Os efeitos da Lei das Ferrovias não pararam no mercado. O próprio governo federal precisou se reorganizar estruturando para atender a nova demanda institucional uma novíssima Secretaria Nacional de Transportes Ferroviários dentro do novo Ministério dos Transportes, que tem, não por acaso, um ex-assessor do Senador José Serra, autor do PLS nº 261/18 que deu origem à nova Lei das Ferrovias, como o primeiro Secretário Nacional de Transportes Ferroviários em décadas.

Todo o entusiasmo do setor ferroviário em torno da nova legislação se justifica. O Brasil precisa gerar novos investimentos e, historicamente, o principal caminho tem sido o capital privado. De 2014 a 2021, a União investiu cerca de R$ 5,5 bilhões em ferrovias. Segundo a ANTF (2023), no mesmo período somente as 6 ferrovias privadas concedidas existentes anteriormente à nova Lei das Ferrovias investiram R$ 46 bilhões, mais de 8 vezes o investimento público. As autorizações já contratadas com a União até o presente superam R$ 250 bilhões a serem investidos nas próximas décadas pela iniciativa privada. Isso é o equivalente a 30 anos do orçamento médio do extinto Ministério da Infraestrutura para cuidar de trânsito, rodovias, aeroportos, portos, hidrovias e ferrovias federais.

O desafio é gigantesco e não é só econômico. Há muito ainda a ser feito em favor do desenvolvimento ferroviário, principalmente pelo Estado, na regulamentação da Lei nº 14.273/21, para garantir a concretização dos investimentos ferroviários que irão finalmente colocar o Brasil nos trilhos do desenvolvimento.

Notas do Autor:

Este artigo foi originalmente publicado na Agência iNFRA em 20 de março de 2023.

Referências:

ANTF (2023). Panorama do Setor Ferroviário de Cargas no Brasil.

ANTT (2023). Autorizações Ferroviárias.

Brasil (2021). Medida Provisória nº 1.065, de 30 de agosto de 2021.

Brasil (2021).

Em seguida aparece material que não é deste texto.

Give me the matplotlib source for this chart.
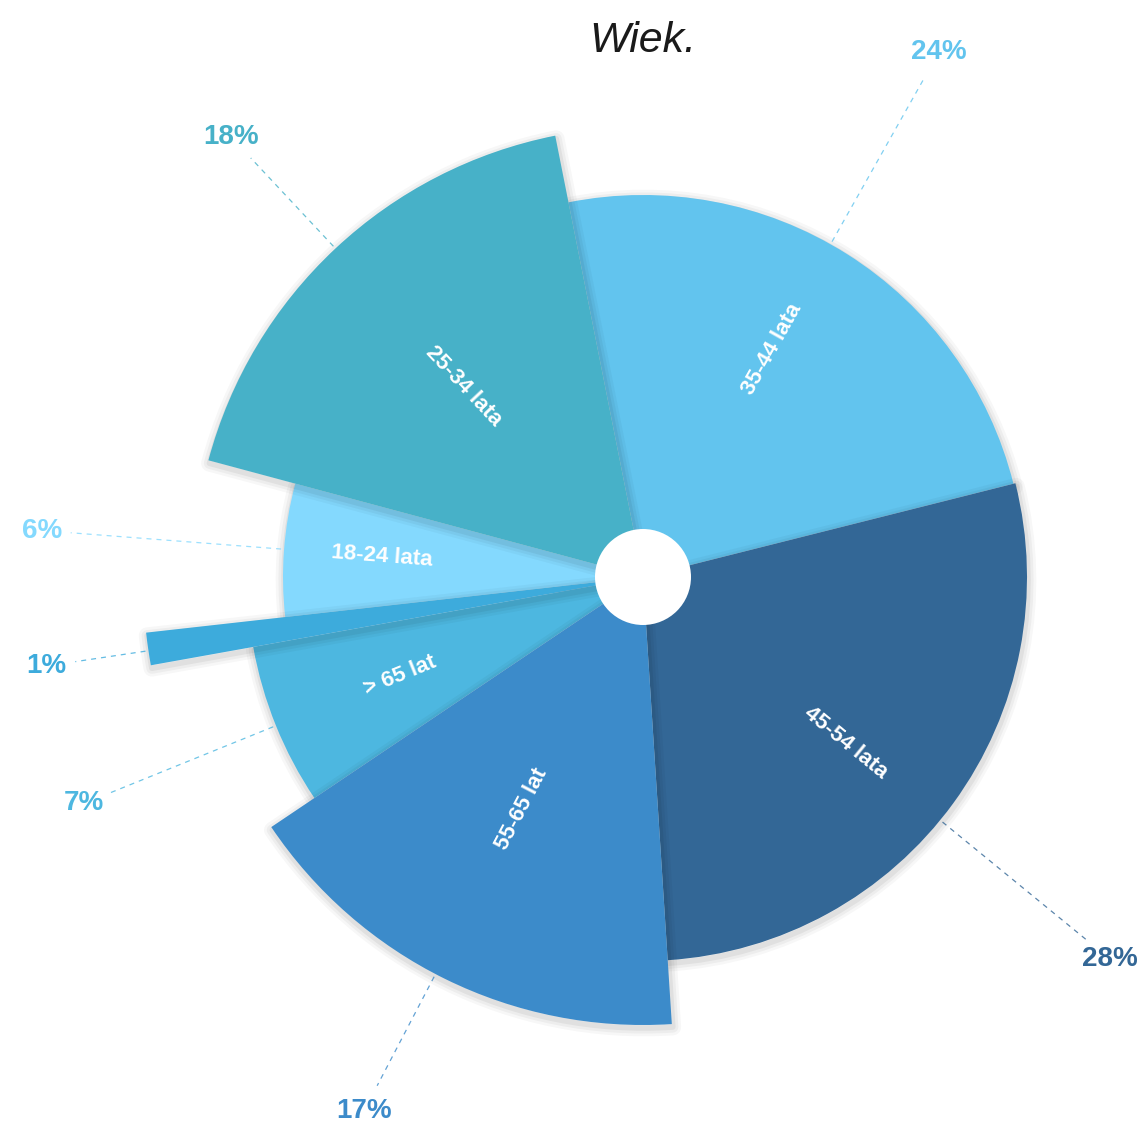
import numpy as np
import matplotlib.pyplot as plt
from matplotlib.patches import Wedge, Circle

plt.rcParams['font.family'] = ['Liberation Sans', 'DejaVu Sans']

# data
names = ['35-44 lata', '45-54 lata', '55-65 lat', '> 65 lat', '', '18-24 lata', '25-34 lata']
values = [24.2, 27.9, 16.6, 6.6, 1.05, 5.95, 17.7]
depth = [382, 384, 448, 396, 500, 360, 450]
colors = ['#62C4EE', '#336796', '#3C8BCA', '#4DB7E0', '#3DABDC', '#84D9FE', '#47B1C8']
title = 'Wiek.'

# layout (pixel-like units)
W, H = 1143, 1130
cx, cy = 643, 553
start = -11.25         # degrees clockwise from north
hole = 48
inner_r = 262
line_end = 574
pct_r = 603
label_shift = [-2.9, 3.2, 1.4, 0.0, -0.2, 0.1, 0.0]   # label angle nudges (deg)

fig = plt.figure(figsize=(W / 100, H / 100), dpi=100)
ax = fig.add_axes([0, 0, 1, 1])
ax.set_xlim(0, W)
ax.set_ylim(0, H)
ax.set_aspect('equal')
ax.axis('off')

spans = np.array(values) / sum(values) * 360
starts = start + np.concatenate([[0], np.cumsum(spans)[:-1]])
mids = starts + spans / 2


def pos(a, r):
    a = np.radians(a)
    return cx + r * np.sin(a), cy + r * np.cos(a)


# slices, smallest first so bigger ones cast shadow over neighbours
for i in np.argsort(depth):
    t1 = 90 - (starts[i] + spans[i])
    t2 = 90 - starts[i]
    for lw, al in [(12, 0.03), (8, 0.04), (4, 0.05)]:
        ax.add_patch(Wedge((cx + 1, cy - 3), depth[i], t1, t2, facecolor='none',
                           edgecolor='black', lw=lw, alpha=al, joinstyle='round'))
    ax.add_patch(Wedge((cx, cy), depth[i], t1, t2, facecolor=colors[i], edgecolor='none'))

ax.add_patch(Circle((cx, cy), hole, facecolor='white', edgecolor='none', zorder=5))

for i in range(len(values)):
    a = (mids[i] + label_shift[i]) % 360
    # name inside slice
    if names[i]:
        x, y = pos(a, inner_r)
        rot = 90 - a if a < 180 else 270 - a
        ax.text(x, y, names[i], color='white', fontsize=16, fontweight='bold',
                rotation=rot, rotation_mode='anchor', ha='center', va='center', zorder=6)
    # leader line + percent
    x0, y0 = pos(a, depth[i] + 3)
    x1, y1 = pos(a, line_end)
    ax.plot([x0, x1], [y0, y1], color=colors[i], lw=0.9, ls=(0, (4, 4)), alpha=0.8)
    x, y = pos(a, pct_r)
    ax.text(x, y, '%d%%' % round(values[i]), color=colors[i], fontsize=20, fontweight='bold',
            ha='center', va='center')

ax.text(cx, H - 41, title, fontsize=31, style='italic', ha='center', va='center', color='#1a1a1a')

plt.savefig('out.png', dpi=100)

Lei nº 14.273, de 23 de dezembro de 2021.

Felix, Marcos Kleber Ribeiro (2018). Exploração de infraestrutura ferroviária: lições de extremos para o Brasil , Publicação T.DM – 001/2018, Departamento de Engenharia Civil e Ambiental, Universidade de Brasília, Brasília, DF.

Noronha, Maria Carolina Piloto de (2021). Pro Trilhos – como os usuários estão se posicionando no novo ambiente do transporte ferroviário. iNFRADebate.

Rocha, Graciliano (2021). O que o Marco das Ferrovias ensina sobre a política em Brasília.

Senado (2023). Projeto de Lei do Senado nº 261, de 2018.

 

[2] A quantidade de projetos supera o total de 88 requerimentos formulados, porque um mesmo requerimento poderia transpassar mais de uma UF. Os projetos são contabilizados nesta tabela cada vez que interceptam uma UF.

[3] A ordem de apresentação dos solicitantes obedece a critério cronológico de formulação da solicitação

[4] Segundo Felix (2018), dos 30 mil km nominais da malha ferroviária brasileira, cerca de um terço está em plena operação, outro terço opera em condições de ociosidade e o último terço está completamente abandonado, há anos sem tráfego.